There is a school of thought that claims that the main attraction of video games is the opportunity for reward. (Gosh, I would sound a lot smarter if I could remember where I had heard this idea, wouldn’t I?) We play and keep playing so that we can get our initials put up at the top of the high-score list, or that we can unlock that extra art gallery or just so that people will think we’re cool and like us. There is also a school of thought that believes in games as a medium for narrative expression. The interactivity of games allows authors to tell stories and connect with the reader/player in ways that only Janet Murray has dreamt of. The nice thing about a role-playing game like Breath of Fire: Dragon Quarter is that it gives you plenty to think about no matter which of these theories you subscribe to.

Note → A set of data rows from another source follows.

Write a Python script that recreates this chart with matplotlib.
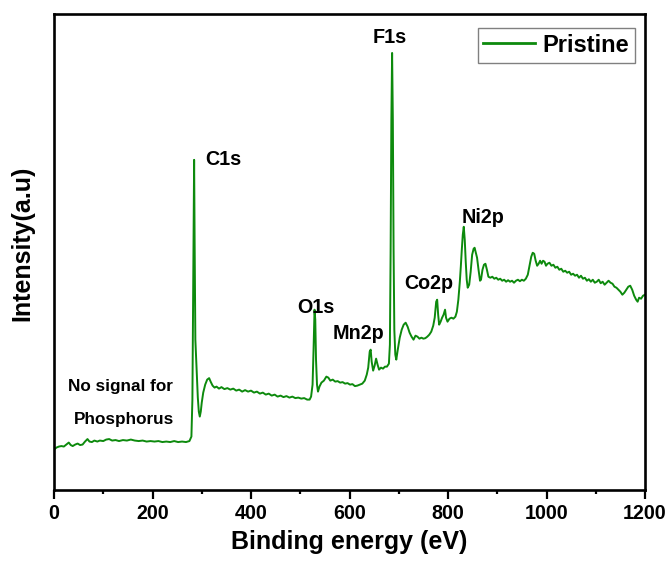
import matplotlib
matplotlib.use('Agg')
import matplotlib.pyplot as plt
from matplotlib.ticker import MultipleLocator

# XPS survey spectrum (pristine)
energy = [0, 5, 10, 15, 20, 25, 30, 34, 38, 43, 48, 53, 58, 63, 68, 72, 77, 82, 88, 93,
          100, 106, 112, 118, 125, 132, 140, 148, 156, 164, 172, 180, 188, 196, 204, 212,
          220, 228, 236, 244, 252, 260, 268, 275, 279, 281, 282.5, 283.5, 284.5, 285.5,
          287, 288.5, 290, 292, 294, 296, 298, 300, 303, 307, 311, 315, 318, 322, 326,
          330, 335, 340, 346, 352, 358, 364, 370, 376, 382, 388, 394, 400, 406, 412, 418,
          424, 430, 436, 442, 448, 454, 460, 466, 472, 478, 484, 490, 496, 502, 508, 514,
          519, 522, 525, 527, 529, 530.5, 532, 534, 536, 539, 543, 548, 553, 557, 561,
          566, 571, 576, 581, 586, 591, 596, 601, 606, 611, 616, 621, 626, 631, 635, 638,
          641, 643, 645, 648, 651, 654, 657, 660, 664, 668, 672, 676, 680, 682, 683.5,
          685, 686.5, 688, 689.5, 691, 693, 695, 698, 702, 706, 710, 714, 718, 722, 726,
          730, 734, 738, 742, 746, 750, 754, 758, 762, 766, 770, 773, 776, 778, 780, 782,
          785, 788, 791, 794, 796, 799, 803, 807, 811, 815, 818, 821, 824, 826, 828, 830,
          832, 834, 836, 838, 840, 843, 846, 849, 852, 854, 856, 859, 862, 865, 867, 870,
          873, 876, 879, 882, 886, 890, 894, 898, 902, 906, 910, 914, 918, 922, 926, 930,
          934, 938, 942, 946, 950, 954, 958, 962, 966, 969, 972, 975, 978, 981, 984, 987,
          990, 993, 996, 999, 1002, 1006, 1010, 1014, 1018, 1022, 1026, 1030, 1034, 1038,
          1042, 1046, 1050, 1054, 1058, 1062, 1066, 1070, 1074, 1078, 1082, 1086, 1090,
          1094, 1098, 1102, 1106, 1110, 1114, 1118, 1122, 1126, 1130, 1134, 1138, 1142,
          1146, 1150, 1154, 1158, 1162, 1166, 1170, 1174, 1178, 1182, 1185, 1188, 1192,
          1196, 1200]
intensity = [40, 42, 43, 43.5, 43, 45, 47, 44.5, 43.5, 45, 46, 44.5, 45, 48, 50.5, 48, 47.5,
             49, 48, 49, 48.5, 50, 50.5, 49, 49.5, 48.5, 49.5, 49, 50, 49, 48.5, 49, 48,
             48.5, 48, 48.5, 47.5, 48, 47.5, 48.5, 47.5, 48, 47.5, 48.5, 53, 90, 190, 255,
             330, 250, 150, 132, 115, 92, 78, 73, 78, 87, 97, 105, 110, 111.5, 108, 104,
             102, 103, 101, 102.5, 100.5, 101.5, 100, 101, 99, 100, 98, 99.5, 98, 99, 97,
             98, 96, 97, 95, 96, 94, 95, 93, 94, 92.5, 93.5, 92, 93, 91.5, 92, 91, 91.5,
             90, 90, 93, 105, 140, 180, 170, 130, 105, 98, 103, 107, 109, 113, 112, 109,
             110, 108, 108.5, 107, 107.5, 106, 106.5, 105, 105.5, 103.5, 104, 105, 106,
             109, 115, 122, 138, 140, 128, 119, 124, 131, 125, 120, 122, 121, 123, 123,
             126, 145, 240, 370, 437, 370, 240, 160, 135, 130, 140, 152, 160, 165, 167,
             163, 157, 153, 150, 154, 153, 151, 152, 151, 151.5, 153, 155, 158, 164, 172,
             188, 190, 175, 165, 168, 172, 175, 180, 172, 168, 171, 172, 171, 173, 178,
             190, 208, 223, 240, 255, 263, 250, 228, 210, 202, 205, 218, 235, 241, 242,
             238, 232, 220, 209, 210, 220, 225, 226, 220, 213, 212, 213, 211, 212, 210,
             211, 209, 210, 208, 209.5, 208, 209, 207, 209, 210, 208.5, 210, 209, 211,
             215, 225, 233, 237, 236, 229, 224, 226, 229, 226, 229, 228, 224, 226, 227,
             224, 225, 222, 223, 220, 221, 218, 219, 217, 218, 215, 216, 214, 215, 212,
             214, 211, 212, 209, 210.5, 208, 210, 207, 208, 210, 206.5, 208, 205, 207,
             209, 207, 206, 203, 202, 200, 198, 195, 197, 200, 203, 204, 200, 194, 190,
             188, 192, 191, 194, 195]

peak_labels = ['C1s', 'F1s', 'O1s', 'Mn2p', 'Co2p', 'Ni2p']
label_x = [308, 647, 494, 566, 712, 828]
label_y = [325, 447, 177, 151, 201, 267]

plt.rcParams['font.family'] = ['Liberation Sans', 'DejaVu Sans']
plt.rcParams['font.weight'] = 'bold'

fig = plt.figure(figsize=(6.7, 5.69), dpi=100)
ax = fig.add_axes([0.0806, 0.1397, 0.8821, 0.8357])

ax.plot(energy, intensity, color='#0d8a0d', lw=1.4, label='Pristine')

for lab, lx, ly in zip(peak_labels, label_x, label_y):
    ax.text(lx, ly, lab, fontsize=14.2, fontweight='bold')
ax.text(28, 99, 'No signal for', fontsize=12.3, fontweight='bold')
ax.text(40, 66, 'Phosphorus', fontsize=12.3, fontweight='bold')

ax.set_xlim(0, 1200)
ax.set_ylim(0, 476)
ax.xaxis.set_major_locator(MultipleLocator(200))
ax.xaxis.set_minor_locator(MultipleLocator(100))
ax.set_yticks([])
ax.tick_params(axis='x', which='major', direction='out', length=6.5, width=1.6,
               labelsize=14.2, pad=4)
ax.tick_params(axis='x', which='minor', direction='out', length=3.2, width=1.6)
for sp in ax.spines.values():
    sp.set_linewidth(1.9)

ax.set_xlabel('Binding energy (eV)', fontsize=18, fontweight='bold')
ax.set_ylabel('Intensity(a.u)', fontsize=18, fontweight='bold')
ax.xaxis.set_label_coords(0.5, -0.085)
ax.yaxis.set_label_coords(-0.033, 0.517)

leg = ax.legend(loc='upper right', bbox_to_anchor=(0.983, 0.971), borderaxespad=0,
                fancybox=False, framealpha=1, edgecolor='#808080', handlelength=2.2,
                handletextpad=0.3, borderpad=0.25, prop={'size': 17, 'weight': 'bold'})
leg.get_frame().set_linewidth(1.0)
for ln in leg.get_lines():
    ln.set_linewidth(2)

fig.savefig('out.png', dpi=100)
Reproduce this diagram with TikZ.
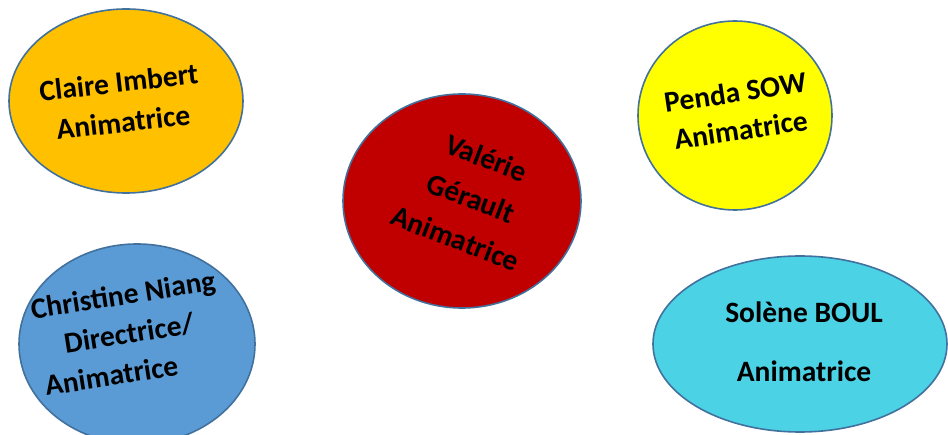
\documentclass[tikz,border=0pt]{standalone}
\usepackage{fontspec}
\setmainfont{Carlito}
\usetikzlibrary{shapes.geometric}
\definecolor{cOrange}{HTML}{FFC000}
\definecolor{cRed}{HTML}{C00000}
\definecolor{cYellow}{HTML}{FFFF00}
\definecolor{cBlue}{HTML}{5B9BD5}
\definecolor{cCyan}{HTML}{4BD2E5}
\definecolor{cEdge}{HTML}{41719C}
\tikzset{
  bubble/.style={ellipse, draw=cEdge, line width=1.6pt, inner sep=0pt},
  label/.style={inner sep=0pt, align=center, text=black, font=\bfseries\fontsize{29.5}{40}\selectfont}
}
\begin{document}
\begin{tikzpicture}[x=1pt,y=-1pt]
\useasboundingbox (0,0) rectangle (948,435);
\node (claire) [bubble, fill=cOrange, minimum width=234pt, minimum height=184pt] at (126,101) {};
\node (valerie) [bubble, fill=cRed, minimum width=238pt, minimum height=214pt] at (462,201) {};
\node (penda) [bubble, fill=cYellow, minimum width=194pt, minimum height=189pt] at (735,115.5) {};
\node (christine) [bubble, fill=cBlue, minimum width=236pt, minimum height=200pt] at (137,344) {};
\node (solene) [bubble, fill=cCyan, minimum width=294pt, minimum height=176pt] at (800,344) {};

\node (claireT) [label, rotate=6.5] at (121,102) {Claire Imbert\\Animatrice};
\node (valerieT) [label, rotate=-21, font=\bfseries\fontsize{29.5}{43}\selectfont] at (471,198) {Valérie\\Gérault\\Animatrice};
\node (pendaT) [label, rotate=8.5, font=\bfseries\fontsize{29.5}{38}\selectfont] at (738,111) {Penda SOW\\Animatrice};
\node (christineT) [label, rotate=9, font=\bfseries\fontsize{29.5}{39}\selectfont] at (129,333) {Christine Niang\\Directrice/\\Animatrice\hspace*{48pt}};
\node (soleneT) [label, font=\bfseries\fontsize{29.5}{59}\selectfont] at (804,341.5) {Solène BOUL\\Animatrice};
\end{tikzpicture}
\end{document}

Nearly all RPGs combine narrative with the work-to-reward pattern in the same way. The bulk of your time in the game is spent crawling through dungeons, fighting monsters, saving up money for healing items, etc. Even in a game with a truly fun battle system like Dragon Quarter or Grandia, the attraction of playing simply for the sake of watching the characters run around and whack things wears off pretty quickly, and when the average RPG lasts a minimum of thirty hours, you expect a little more for your time than to simply receive a “Level Up!” message every now and again. The reward for putting in all the effort of “playing” an RPG is in the story, or rather in its revelation. By progressing through dungeons and fulfilling whatever conditions the game has set before you, a series of cut-scenes is triggered that tell a little more of the story that the game is set within. The problem that most RPGs have is that the telling of the story is almost completely divorced from the playing of the game, making little connection between the plot and the play, and providing only the flimsiest of motivations for you and your avatars to fight yet another giant slime; at the end of the day, a series of fetch quests do not a moving tale make.

Dragon Quarter actually tries harder than most games to make the story a direct reward of the gameplay, as opposed to just an incidental prize acheived for reaching a certain goal. While the usual treadmill of dungeon-crawling and leveling is still run in the long gap between cutscenes, there are twists that let you know that there’s more happening than what you see. Foremost among these is the meter in the upper-right-hand corner of the screen, which shows the extent to which the main character, Ryu, has been devoured by the dragon power he possesses. The more you use the dragon’s strength (and its use is a very tempting proposition), the closer the meter gets to 100%, and the closer you get to your death. The plot has a fatalist bent as well, revolving around Ryu’s gradual merging with the dragon whose power he calls on as he tries to reach the top levels of his underground civilization before his time (and yours) runs out.

The manner in which the story is revealed is even more interesting: dying and restarting are not only encouraged, they’re required in order to uncover various pieces of the story’s puzzle. As you play through the same areas a second or third time, you reveal more cutscenes, flashbacks, and dialogue. What seems like a chance encounter early in the first playthrough is upon replay seen as the end result of forces set in motion before the game’s events even began. The gradual filling in of gaps in your mental model of the story (and there are a lot of them, especially the first time through) makes the story work in ways that it wouldn’t if it were told linearly, as a film or serial.